**EXERCISE OBJECTIVE:**
Transcribe all of the material exactly. Any picture in it should be left out.
++++ MATERIAL PROVIDED ++++
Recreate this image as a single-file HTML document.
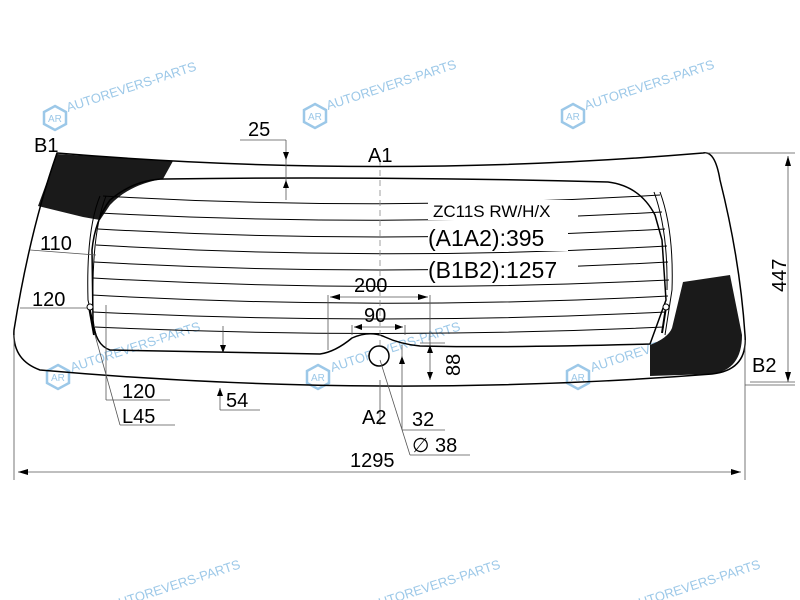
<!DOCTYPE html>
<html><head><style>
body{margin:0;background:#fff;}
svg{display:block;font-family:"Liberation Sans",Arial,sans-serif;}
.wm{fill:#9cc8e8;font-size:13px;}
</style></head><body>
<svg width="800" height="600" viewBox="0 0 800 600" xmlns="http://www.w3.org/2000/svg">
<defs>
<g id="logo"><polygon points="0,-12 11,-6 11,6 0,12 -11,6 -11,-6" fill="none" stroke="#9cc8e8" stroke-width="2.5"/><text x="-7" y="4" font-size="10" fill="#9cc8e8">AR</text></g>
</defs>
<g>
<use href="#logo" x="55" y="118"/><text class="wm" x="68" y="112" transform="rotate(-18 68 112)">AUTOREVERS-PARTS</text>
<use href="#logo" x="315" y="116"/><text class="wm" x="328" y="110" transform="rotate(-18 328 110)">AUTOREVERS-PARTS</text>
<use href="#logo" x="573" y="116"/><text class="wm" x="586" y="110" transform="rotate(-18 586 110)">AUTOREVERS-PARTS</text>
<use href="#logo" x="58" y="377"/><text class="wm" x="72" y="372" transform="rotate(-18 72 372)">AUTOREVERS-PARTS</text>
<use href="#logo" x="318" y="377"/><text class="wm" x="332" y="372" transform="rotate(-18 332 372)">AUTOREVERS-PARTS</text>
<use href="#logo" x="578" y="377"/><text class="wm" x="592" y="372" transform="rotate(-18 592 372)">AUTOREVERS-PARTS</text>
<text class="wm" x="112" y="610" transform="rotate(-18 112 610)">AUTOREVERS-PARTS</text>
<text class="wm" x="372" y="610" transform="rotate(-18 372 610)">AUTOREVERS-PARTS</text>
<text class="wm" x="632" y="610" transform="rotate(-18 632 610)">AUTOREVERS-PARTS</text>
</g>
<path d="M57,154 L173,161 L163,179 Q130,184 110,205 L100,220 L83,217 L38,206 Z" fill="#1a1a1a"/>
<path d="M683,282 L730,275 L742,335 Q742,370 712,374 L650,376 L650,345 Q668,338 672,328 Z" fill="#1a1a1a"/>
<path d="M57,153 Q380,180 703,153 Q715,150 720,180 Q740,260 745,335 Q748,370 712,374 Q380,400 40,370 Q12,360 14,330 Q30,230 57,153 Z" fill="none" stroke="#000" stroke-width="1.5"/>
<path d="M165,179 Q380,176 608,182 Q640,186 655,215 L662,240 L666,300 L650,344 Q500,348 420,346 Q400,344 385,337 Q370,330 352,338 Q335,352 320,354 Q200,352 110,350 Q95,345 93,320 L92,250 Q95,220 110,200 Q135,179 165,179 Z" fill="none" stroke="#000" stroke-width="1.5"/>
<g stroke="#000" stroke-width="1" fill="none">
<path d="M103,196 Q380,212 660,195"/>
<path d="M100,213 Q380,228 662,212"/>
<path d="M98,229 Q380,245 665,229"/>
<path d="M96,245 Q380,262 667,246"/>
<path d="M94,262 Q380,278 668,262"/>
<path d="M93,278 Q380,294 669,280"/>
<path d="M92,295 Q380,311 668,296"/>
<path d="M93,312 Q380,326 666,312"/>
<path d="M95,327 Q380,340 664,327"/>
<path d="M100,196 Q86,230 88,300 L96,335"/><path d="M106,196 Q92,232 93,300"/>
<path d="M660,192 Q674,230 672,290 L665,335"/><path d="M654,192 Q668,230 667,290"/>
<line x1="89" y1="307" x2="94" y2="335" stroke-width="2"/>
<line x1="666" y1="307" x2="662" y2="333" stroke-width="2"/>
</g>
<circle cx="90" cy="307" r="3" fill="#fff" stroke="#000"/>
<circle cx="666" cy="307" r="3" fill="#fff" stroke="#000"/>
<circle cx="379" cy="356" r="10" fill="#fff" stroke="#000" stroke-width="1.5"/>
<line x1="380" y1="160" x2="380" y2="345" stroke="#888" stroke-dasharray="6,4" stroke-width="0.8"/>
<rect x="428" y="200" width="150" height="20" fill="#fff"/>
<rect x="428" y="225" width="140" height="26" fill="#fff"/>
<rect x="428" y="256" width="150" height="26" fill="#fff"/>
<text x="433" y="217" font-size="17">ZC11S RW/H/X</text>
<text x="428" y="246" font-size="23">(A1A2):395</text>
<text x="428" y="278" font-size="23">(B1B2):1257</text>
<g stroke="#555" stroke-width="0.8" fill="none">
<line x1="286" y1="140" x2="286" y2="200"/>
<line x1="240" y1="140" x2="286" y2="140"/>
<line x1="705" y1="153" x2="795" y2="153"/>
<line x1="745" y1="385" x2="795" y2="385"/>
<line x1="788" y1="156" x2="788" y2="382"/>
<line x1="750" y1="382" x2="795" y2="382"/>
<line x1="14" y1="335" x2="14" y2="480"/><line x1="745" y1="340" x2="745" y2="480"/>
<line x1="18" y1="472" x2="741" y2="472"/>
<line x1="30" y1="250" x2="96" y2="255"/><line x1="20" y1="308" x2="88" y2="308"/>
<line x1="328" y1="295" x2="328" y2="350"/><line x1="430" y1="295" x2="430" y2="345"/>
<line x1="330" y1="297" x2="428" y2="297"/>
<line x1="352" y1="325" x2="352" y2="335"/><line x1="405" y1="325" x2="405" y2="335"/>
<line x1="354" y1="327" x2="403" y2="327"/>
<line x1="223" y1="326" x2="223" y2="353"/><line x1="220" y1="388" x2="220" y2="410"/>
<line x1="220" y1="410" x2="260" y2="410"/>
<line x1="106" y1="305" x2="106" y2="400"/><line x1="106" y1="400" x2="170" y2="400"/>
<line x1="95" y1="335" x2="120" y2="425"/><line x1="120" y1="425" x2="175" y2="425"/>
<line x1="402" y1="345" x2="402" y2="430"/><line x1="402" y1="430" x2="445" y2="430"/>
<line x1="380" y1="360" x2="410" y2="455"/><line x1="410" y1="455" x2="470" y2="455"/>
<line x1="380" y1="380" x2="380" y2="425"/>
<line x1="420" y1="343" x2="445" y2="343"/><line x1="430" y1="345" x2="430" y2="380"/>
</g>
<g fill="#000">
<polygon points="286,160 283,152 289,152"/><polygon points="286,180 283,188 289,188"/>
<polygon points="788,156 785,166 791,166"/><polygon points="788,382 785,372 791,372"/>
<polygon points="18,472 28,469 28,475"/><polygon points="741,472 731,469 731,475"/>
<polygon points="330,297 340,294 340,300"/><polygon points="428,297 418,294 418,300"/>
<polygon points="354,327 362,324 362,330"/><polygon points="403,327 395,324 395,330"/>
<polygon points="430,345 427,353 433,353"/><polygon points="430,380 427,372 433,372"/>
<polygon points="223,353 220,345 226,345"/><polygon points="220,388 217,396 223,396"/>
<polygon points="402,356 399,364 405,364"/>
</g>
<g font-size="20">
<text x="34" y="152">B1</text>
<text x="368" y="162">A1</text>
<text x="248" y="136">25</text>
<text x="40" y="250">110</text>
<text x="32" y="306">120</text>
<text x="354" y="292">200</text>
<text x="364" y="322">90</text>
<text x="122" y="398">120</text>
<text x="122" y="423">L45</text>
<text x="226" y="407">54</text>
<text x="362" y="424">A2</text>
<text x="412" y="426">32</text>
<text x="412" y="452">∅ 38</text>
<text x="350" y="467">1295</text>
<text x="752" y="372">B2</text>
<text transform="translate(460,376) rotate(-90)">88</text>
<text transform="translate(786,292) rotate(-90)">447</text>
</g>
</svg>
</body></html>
++++
**TASK SOLUTION:**
Recreate this image as a single-file HTML document.
<!DOCTYPE html>
<html><head><style>
body{margin:0;background:#fff;}
svg{display:block;font-family:"Liberation Sans",Arial,sans-serif;}
.wm{fill:#9cc8e8;font-size:13px;}
</style></head><body>
<svg width="800" height="600" viewBox="0 0 800 600" xmlns="http://www.w3.org/2000/svg">
<defs>
<g id="logo"><polygon points="0,-12 11,-6 11,6 0,12 -11,6 -11,-6" fill="none" stroke="#9cc8e8" stroke-width="2.5"/><text x="-7" y="4" font-size="10" fill="#9cc8e8">AR</text></g>
</defs>
<g>
<use href="#logo" x="55" y="118"/><text class="wm" x="68" y="112" transform="rotate(-18 68 112)">AUTOREVERS-PARTS</text>
<use href="#logo" x="315" y="116"/><text class="wm" x="328" y="110" transform="rotate(-18 328 110)">AUTOREVERS-PARTS</text>
<use href="#logo" x="573" y="116"/><text class="wm" x="586" y="110" transform="rotate(-18 586 110)">AUTOREVERS-PARTS</text>
<use href="#logo" x="58" y="377"/><text class="wm" x="72" y="372" transform="rotate(-18 72 372)">AUTOREVERS-PARTS</text>
<use href="#logo" x="318" y="377"/><text class="wm" x="332" y="372" transform="rotate(-18 332 372)">AUTOREVERS-PARTS</text>
<use href="#logo" x="578" y="377"/><text class="wm" x="592" y="372" transform="rotate(-18 592 372)">AUTOREVERS-PARTS</text>
<text class="wm" x="112" y="610" transform="rotate(-18 112 610)">AUTOREVERS-PARTS</text>
<text class="wm" x="372" y="610" transform="rotate(-18 372 610)">AUTOREVERS-PARTS</text>
<text class="wm" x="632" y="610" transform="rotate(-18 632 610)">AUTOREVERS-PARTS</text>
</g>
<path d="M57,154 L173,161 L163,179 Q130,184 110,205 L100,220 L83,217 L38,206 Z" fill="#1a1a1a"/>
<path d="M683,282 L730,275 L742,335 Q742,370 712,374 L650,376 L650,345 Q668,338 672,328 Z" fill="#1a1a1a"/>
<path d="M57,153 Q380,180 703,153 Q715,150 720,180 Q740,260 745,335 Q748,370 712,374 Q380,400 40,370 Q12,360 14,330 Q30,230 57,153 Z" fill="none" stroke="#000" stroke-width="1.5"/>
<path d="M165,179 Q380,176 608,182 Q640,186 655,215 L662,240 L666,300 L650,344 Q500,348 420,346 Q400,344 385,337 Q370,330 352,338 Q335,352 320,354 Q200,352 110,350 Q95,345 93,320 L92,250 Q95,220 110,200 Q135,179 165,179 Z" fill="none" stroke="#000" stroke-width="1.5"/>
<g stroke="#000" stroke-width="1" fill="none">
<path d="M103,196 Q380,212 660,195"/>
<path d="M100,213 Q380,228 662,212"/>
<path d="M98,229 Q380,245 665,229"/>
<path d="M96,245 Q380,262 667,246"/>
<path d="M94,262 Q380,278 668,262"/>
<path d="M93,278 Q380,294 669,280"/>
<path d="M92,295 Q380,311 668,296"/>
<path d="M93,312 Q380,326 666,312"/>
<path d="M95,327 Q380,340 664,327"/>
<path d="M100,196 Q86,230 88,300 L96,335"/><path d="M106,196 Q92,232 93,300"/>
<path d="M660,192 Q674,230 672,290 L665,335"/><path d="M654,192 Q668,230 667,290"/>
<line x1="89" y1="307" x2="94" y2="335" stroke-width="2"/>
<line x1="666" y1="307" x2="662" y2="333" stroke-width="2"/>
</g>
<circle cx="90" cy="307" r="3" fill="#fff" stroke="#000"/>
<circle cx="666" cy="307" r="3" fill="#fff" stroke="#000"/>
<circle cx="379" cy="356" r="10" fill="#fff" stroke="#000" stroke-width="1.5"/>
<line x1="380" y1="160" x2="380" y2="345" stroke="#888" stroke-dasharray="6,4" stroke-width="0.8"/>
<rect x="428" y="200" width="150" height="20" fill="#fff"/>
<rect x="428" y="225" width="140" height="26" fill="#fff"/>
<rect x="428" y="256" width="150" height="26" fill="#fff"/>
<text x="433" y="217" font-size="17">ZC11S RW/H/X</text>
<text x="428" y="246" font-size="23">(A1A2):395</text>
<text x="428" y="278" font-size="23">(B1B2):1257</text>
<g stroke="#555" stroke-width="0.8" fill="none">
<line x1="286" y1="140" x2="286" y2="200"/>
<line x1="240" y1="140" x2="286" y2="140"/>
<line x1="705" y1="153" x2="795" y2="153"/>
<line x1="745" y1="385" x2="795" y2="385"/>
<line x1="788" y1="156" x2="788" y2="382"/>
<line x1="750" y1="382" x2="795" y2="382"/>
<line x1="14" y1="335" x2="14" y2="480"/><line x1="745" y1="340" x2="745" y2="480"/>
<line x1="18" y1="472" x2="741" y2="472"/>
<line x1="30" y1="250" x2="96" y2="255"/><line x1="20" y1="308" x2="88" y2="308"/>
<line x1="328" y1="295" x2="328" y2="350"/><line x1="430" y1="295" x2="430" y2="345"/>
<line x1="330" y1="297" x2="428" y2="297"/>
<line x1="352" y1="325" x2="352" y2="335"/><line x1="405" y1="325" x2="405" y2="335"/>
<line x1="354" y1="327" x2="403" y2="327"/>
<line x1="223" y1="326" x2="223" y2="353"/><line x1="220" y1="388" x2="220" y2="410"/>
<line x1="220" y1="410" x2="260" y2="410"/>
<line x1="106" y1="305" x2="106" y2="400"/><line x1="106" y1="400" x2="170" y2="400"/>
<line x1="95" y1="335" x2="120" y2="425"/><line x1="120" y1="425" x2="175" y2="425"/>
<line x1="402" y1="345" x2="402" y2="430"/><line x1="402" y1="430" x2="445" y2="430"/>
<line x1="380" y1="360" x2="410" y2="455"/><line x1="410" y1="455" x2="470" y2="455"/>
<line x1="380" y1="380" x2="380" y2="425"/>
<line x1="420" y1="343" x2="445" y2="343"/><line x1="430" y1="345" x2="430" y2="380"/>
</g>
<g fill="#000">
<polygon points="286,160 283,152 289,152"/><polygon points="286,180 283,188 289,188"/>
<polygon points="788,156 785,166 791,166"/><polygon points="788,382 785,372 791,372"/>
<polygon points="18,472 28,469 28,475"/><polygon points="741,472 731,469 731,475"/>
<polygon points="330,297 340,294 340,300"/><polygon points="428,297 418,294 418,300"/>
<polygon points="354,327 362,324 362,330"/><polygon points="403,327 395,324 395,330"/>
<polygon points="430,345 427,353 433,353"/><polygon points="430,380 427,372 433,372"/>
<polygon points="223,353 220,345 226,345"/><polygon points="220,388 217,396 223,396"/>
<polygon points="402,356 399,364 405,364"/>
</g>
<g font-size="20">
<text x="34" y="152">B1</text>
<text x="368" y="162">A1</text>
<text x="248" y="136">25</text>
<text x="40" y="250">110</text>
<text x="32" y="306">120</text>
<text x="354" y="292">200</text>
<text x="364" y="322">90</text>
<text x="122" y="398">120</text>
<text x="122" y="423">L45</text>
<text x="226" y="407">54</text>
<text x="362" y="424">A2</text>
<text x="412" y="426">32</text>
<text x="412" y="452">∅ 38</text>
<text x="350" y="467">1295</text>
<text x="752" y="372">B2</text>
<text transform="translate(460,376) rotate(-90)">88</text>
<text transform="translate(786,292) rotate(-90)">447</text>
</g>
</svg>
</body></html>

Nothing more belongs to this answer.